Crown could buy debt for the charitable purpose of forgiving it or with the plan of reselling it to unrelated parties at a profit, the court pointed out.

“In both of those cases, the entity’s ‘principal purpose’ would not be collection,” the panel wrote. “But Crown does neither of those things. Indeed, the record reflects that Crown’s only business is the purchasing of debts for the purpose of collecting on those debts, and, as Crown candidly acknowledged at oral argument, without the collection of those debts, Crown would cease to exist. In short, Crown falls squarely within § 1692a(6)’s ‘principal purpose’ definition.”

The panel affirmed denial of the defendant’s motion for reconsideration and remanded for a determination of liability under the statute.

To read the opinion in Barbato v. Greystone Alliance, LLC, click here.

Why it matters

The Third Circuit decision expands FDCPA liability for passive debt buyers under the statute’s “principal purpose” definition. The “principal purpose” prong is now one of the most hotly contested FDCPA battlegrounds because the Supreme Court’s ruling in Henson did not address it.
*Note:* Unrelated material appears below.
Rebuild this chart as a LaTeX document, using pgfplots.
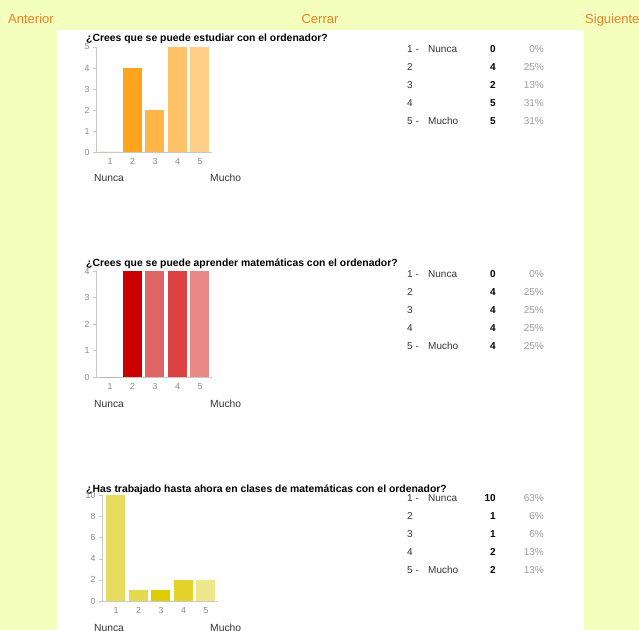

That may soon change. The Third Circuit’s ruling is in conflict with at least some district court decisions from other circuits. See, e.g., McAdory v. M.N.S. & Assocs., LLC, No. 3:17-CV-00777-HZ, 2017 WL 5071263, *3 (D. Or. Nov. 3, 2017) (“Debt purchasing companies []who have no interactions with debtors and merely contract with third parties to collect on the debts they have purchased simply do not have the principal purpose of collecting debts.”).

And what “principal purpose” even means will continue to be debated. See, e.g., Mitchell v. LVNV Funding, LLC, No. 2:12-CV-523-TLS, 2017 WL 6406594, at *7 (N.D. Ind. Dec. 15, 2017) (business’s principal purpose was a question of fact, and suggesting that a company with a “broad variety of business activity of a consumer finance company, like Santander” may not fit the bill).

Until these issues play out and the Supreme Court holds otherwise, entities with a primary business line engaging in passive debt purchases, even those who outsource all actual collection efforts, cannot simply rely on Henson as rendering them immune to the FDCPA’s technical requirements (keep in mind, even the anti-abuse provisions still applied to the exempt debt collector in Henson). And for passive debt buyers with substantial other lines of business, the current state of the law merits some consideration of bringing collection functions in-house so as to take advantage of the Henson partial exemption.